#### Dataset extract
++++
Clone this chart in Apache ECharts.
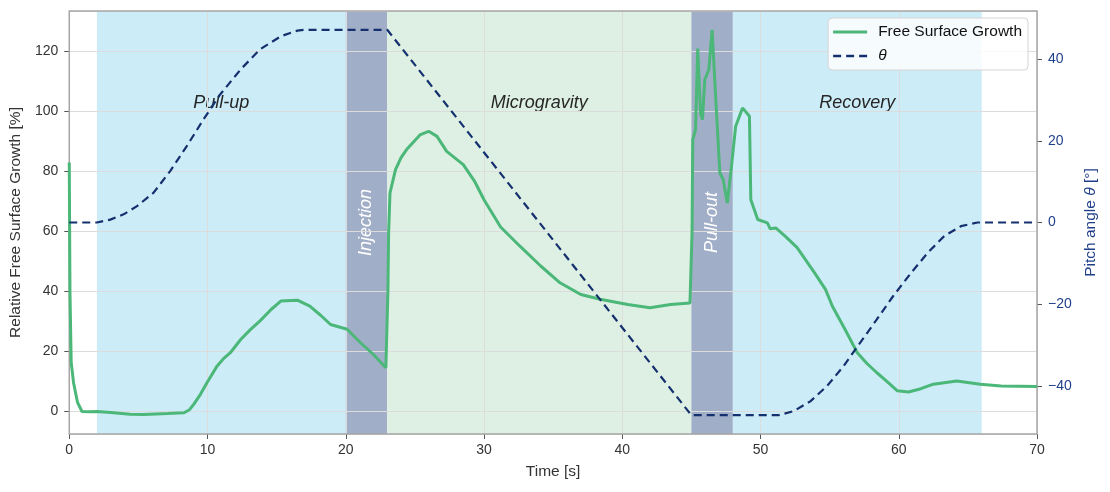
<!DOCTYPE html>
<html>
<head>
<meta charset="utf-8">
<script src="https://cdn.jsdelivr.net/npm/echarts@6/dist/echarts.min.js"></script>
<style>
  html, body { margin: 0; padding: 0; background: #fff; }
  #main { width: 1110px; height: 492px; }
</style>
</head>
<body>
<div id="main"></div>
<script>
// free surface growth
var fsgTime = [0, 0.05, 0.14, 0.31, 0.6, 0.92, 1.5, 2.0, 3.0, 4.4, 5.4, 7.1, 8.3, 8.7, 9.0, 9.5, 9.96,
  10.7, 11.2, 11.65, 12.4, 13.1, 13.8, 14.6, 15.3, 16.5, 17.4, 18.2, 18.9, 20.1, 21.05, 22.0, 22.9,
  22.99, 23.05, 23.1, 23.2, 23.6, 24.0, 24.4, 25.0, 25.4, 26.0, 26.6, 27.3, 28.5, 29.3, 30.0, 31.2, 32.6,
  34.1, 35.5, 37.0, 38.4, 40.4, 42.0, 43.5, 44.9, 45.0, 45.05, 45.1, 45.3, 45.46, 45.66,
  45.8, 45.97, 46.26, 46.5, 46.74, 47.06, 47.3, 47.6, 47.9, 48.2, 48.7, 49.2, 49.3, 49.8,
  50.5, 50.7, 51.1, 51.8, 52.65, 53.9, 54.7, 55.2, 56.1, 57.0, 57.7, 58.4, 59.2, 59.9, 60.7, 61.6, 62.5, 64.2,
  65.9, 67.4, 70];
var fsgValue = [83, 40, 16.4, 9.6, 3, 0, -0.1, 0, -0.3, -0.9, -1.0, -0.7, -0.4, 0.6, 2.4, 5.8, 9.6,
  15.2, 17.8, 19.6, 24, 27.3, 30.2, 34, 36.8, 37.1, 35.1, 32, 29, 27.4, 23, 19, 14.6,
  15.2, 40, 59.6, 72.9, 80.6, 84.6, 87.3, 90.3, 92.3, 93.4, 91.7, 86.7, 82.3, 76.9, 70.6, 61.5, 55.1,
  48.5, 42.9, 39, 37.4, 35.7, 34.6, 35.7, 36.2, 36.2, 60, 90.6, 94, 121, 99.5,
  97.3, 110.6, 113.9, 127.2, 106.2, 79.5, 77.3, 69.5, 81.7, 95, 101.2, 98.4, 70.6, 64,
  62.9, 60.9, 61.2, 58.4, 54.6, 46.3, 40.7, 35.1, 27.5, 19.6, 16, 13, 9.8, 6.9, 6.5, 7.6, 9.1, 10.2,
  9.1, 8.5, 8.3];

// pitch angle
var thetaTime = [0, 2, 2.97, 3.93, 4.9, 6.1, 7.3, 8.5, 9.7, 10.9, 12.4, 13.8, 15.3, 16.5, 17,
  23, 45, 51.3, 52.4, 53.6, 54.8, 56.0, 57.2, 58.4, 59.6, 60.9, 62.1, 63.3, 64.5, 65.7, 70];
var thetaValue = [0, 0, 0.7, 2, 4, 7.3, 12.6, 18.7, 25.2, 31.3, 37.5, 42.4, 45.6, 47, 47.2,
  47.2, -47.2, -47.2, -46.2, -43.8, -40.1, -35.2, -29.5, -23.8, -18.0, -12.3, -7.4, -3.3, -0.9, 0, 0];

// flight phases
var phaseNames = ['Pull-up', 'Injection', 'Microgravity', 'Pull-out', 'Recovery'];
var phaseStart = [2, 20, 23, 45, 48];
var phaseEnd = [20, 23, 45, 48, 66];
var phaseColors = ['#ccecf7', '#a1aec8', '#ddf0e3', '#a1aec8', '#ccecf7'];
var phaseVertical = [false, true, false, true, false];

function pairs(xs, ys) {
  return xs.map(function (x, i) { return [x, ys[i]]; });
}

var areas = phaseNames.map(function (name, i) {
  var label = phaseVertical[i]
    ? { show: true, position: 'inside', rotate: 90, color: '#ffffff', fontSize: 18, fontStyle: 'italic' }
    : { show: true, position: 'insideTop', distance: 83, color: '#262626', fontSize: 18, fontStyle: 'italic' };
  return [
    { name: name, xAxis: phaseStart[i], itemStyle: { color: phaseColors[i] }, label: label },
    { xAxis: phaseEnd[i] }
  ];
});

var textFont = 'Liberation Sans, Arial, sans-serif';
var rightBlue = '#1f3f8a';
var tick = { show: true, length: 5, lineStyle: { color: '#555' } };

var option = {
  animation: false,
  textStyle: { fontFamily: textFont },
  grid: {
    left: 69, right: 73, top: 11, bottom: 58,
    show: true, borderColor: '#a6a6a6', borderWidth: 1.5, z: 3
  },
  legend: {
    orient: 'vertical',
    right: 82, top: 18,
    data: [
      { name: 'Free Surface Growth', icon: 'path://M0,0H34V3H0Z' },
      { name: 'θ', icon: 'path://M0,0H8V2.4H0Z M13,0H21V2.4H13Z M26,0H34V2.4H26Z' }
    ],
    backgroundColor: 'rgba(255,255,255,0.82)',
    borderColor: '#d4d4d4', borderWidth: 1, borderRadius: 4,
    padding: [6, 6, 6, 5],
    itemWidth: 34, itemHeight: 14, itemGap: 8,
    textStyle: {
      fontSize: 15.5, color: '#111', fontFamily: textFont, padding: [0, 0, 0, 6],
      rich: { i: { fontStyle: 'italic', fontSize: 15.5 } }
    },
    formatter: function (n) { return n === 'θ' ? '{i|θ}' : n; }
  },
  xAxis: {
    type: 'value', min: 0, max: 70, interval: 10, z: 2,
    name: 'Time [s]', nameLocation: 'middle', nameGap: 30,
    nameTextStyle: { fontSize: 15.5, color: '#333' },
    axisLine: { show: false, onZero: false },
    axisTick: tick,
    axisLabel: { fontSize: 14, color: '#333', margin: 9 },
    splitLine: { show: true, lineStyle: { color: '#dcdcdc', width: 1 } }
  },
  yAxis: [
    {
      type: 'value', min: -7.5, max: 133.5, splitNumber: 7, minInterval: 20, maxInterval: 20, z: 2,
      name: 'Relative Free Surface Growth [%]', nameLocation: 'middle', nameGap: 44, nameRotate: 90,
      nameTextStyle: { fontSize: 15.5, color: '#333' },
      axisLine: { show: false, onZero: false },
      axisTick: tick,
      axisLabel: { fontSize: 14, color: '#333', margin: 11, showMinLabel: false, showMaxLabel: false },
      splitLine: { show: true, lineStyle: { color: '#dcdcdc', width: 1 } }
    },
    {
      type: 'value', position: 'right', min: -51.8, max: 51.8, splitNumber: 5, minInterval: 20, maxInterval: 20, z: 2,
      name: 'Pitch angle {i|θ} [°]', nameLocation: 'middle', nameGap: 45, nameRotate: 90,
      nameTextStyle: { fontSize: 15.5, color: rightBlue, rich: { i: { fontStyle: 'italic', fontSize: 15.5, color: rightBlue } } },
      axisLine: { show: false, onZero: false },
      axisTick: tick,
      axisLabel: {
        fontSize: 14, color: rightBlue, margin: 11, showMinLabel: false, showMaxLabel: false,
        formatter: function (v) { return String(v).replace('-', '\u2212'); }
      },
      splitLine: { show: false }
    }
  ],
  series: [
    {
      name: 'phases', type: 'line', data: [], z: 1, silent: true,
      markArea: { silent: true, data: areas }
    },
    {
      name: 'Free Surface Growth', type: 'line', yAxisIndex: 0, z: 5,
      data: pairs(fsgTime, fsgValue),
      showSymbol: false, symbol: 'none',
      lineStyle: { color: '#4bb778', width: 3 },
      itemStyle: { color: '#4bb778' }
    },
    {
      name: 'θ', type: 'line', yAxisIndex: 1, z: 5,
      data: pairs(thetaTime, thetaValue),
      showSymbol: false, symbol: 'none',
      lineStyle: { color: '#14306e', width: 2.2, type: [8, 5] },
      itemStyle: { color: '#14306e' }
    }
  ]
};

echarts.init(document.getElementById('main')).setOption(option);
</script>
</body>
</html>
++++
#### Task
Leave out the pictures. Transcribe only the lines above, from the first through the one that contains "-3.3, -0.9, 0, 0];".

#### Answer to this problem
Clone this chart in Apache ECharts.
<!DOCTYPE html>
<html>
<head>
<meta charset="utf-8">
<script src="https://cdn.jsdelivr.net/npm/echarts@6/dist/echarts.min.js"></script>
<style>
  html, body { margin: 0; padding: 0; background: #fff; }
  #main { width: 1110px; height: 492px; }
</style>
</head>
<body>
<div id="main"></div>
<script>
// free surface growth
var fsgTime = [0, 0.05, 0.14, 0.31, 0.6, 0.92, 1.5, 2.0, 3.0, 4.4, 5.4, 7.1, 8.3, 8.7, 9.0, 9.5, 9.96,
  10.7, 11.2, 11.65, 12.4, 13.1, 13.8, 14.6, 15.3, 16.5, 17.4, 18.2, 18.9, 20.1, 21.05, 22.0, 22.9,
  22.99, 23.05, 23.1, 23.2, 23.6, 24.0, 24.4, 25.0, 25.4, 26.0, 26.6, 27.3, 28.5, 29.3, 30.0, 31.2, 32.6,
  34.1, 35.5, 37.0, 38.4, 40.4, 42.0, 43.5, 44.9, 45.0, 45.05, 45.1, 45.3, 45.46, 45.66,
  45.8, 45.97, 46.26, 46.5, 46.74, 47.06, 47.3, 47.6, 47.9, 48.2, 48.7, 49.2, 49.3, 49.8,
  50.5, 50.7, 51.1, 51.8, 52.65, 53.9, 54.7, 55.2, 56.1, 57.0, 57.7, 58.4, 59.2, 59.9, 60.7, 61.6, 62.5, 64.2,
  65.9, 67.4, 70];
var fsgValue = [83, 40, 16.4, 9.6, 3, 0, -0.1, 0, -0.3, -0.9, -1.0, -0.7, -0.4, 0.6, 2.4, 5.8, 9.6,
  15.2, 17.8, 19.6, 24, 27.3, 30.2, 34, 36.8, 37.1, 35.1, 32, 29, 27.4, 23, 19, 14.6,
  15.2, 40, 59.6, 72.9, 80.6, 84.6, 87.3, 90.3, 92.3, 93.4, 91.7, 86.7, 82.3, 76.9, 70.6, 61.5, 55.1,
  48.5, 42.9, 39, 37.4, 35.7, 34.6, 35.7, 36.2, 36.2, 60, 90.6, 94, 121, 99.5,
  97.3, 110.6, 113.9, 127.2, 106.2, 79.5, 77.3, 69.5, 81.7, 95, 101.2, 98.4, 70.6, 64,
  62.9, 60.9, 61.2, 58.4, 54.6, 46.3, 40.7, 35.1, 27.5, 19.6, 16, 13, 9.8, 6.9, 6.5, 7.6, 9.1, 10.2,
  9.1, 8.5, 8.3];

// pitch angle
var thetaTime = [0, 2, 2.97, 3.93, 4.9, 6.1, 7.3, 8.5, 9.7, 10.9, 12.4, 13.8, 15.3, 16.5, 17,
  23, 45, 51.3, 52.4, 53.6, 54.8, 56.0, 57.2, 58.4, 59.6, 60.9, 62.1, 63.3, 64.5, 65.7, 70];
var thetaValue = [0, 0, 0.7, 2, 4, 7.3, 12.6, 18.7, 25.2, 31.3, 37.5, 42.4, 45.6, 47, 47.2,
  47.2, -47.2, -47.2, -46.2, -43.8, -40.1, -35.2, -29.5, -23.8, -18.0, -12.3, -7.4, -3.3, -0.9, 0, 0];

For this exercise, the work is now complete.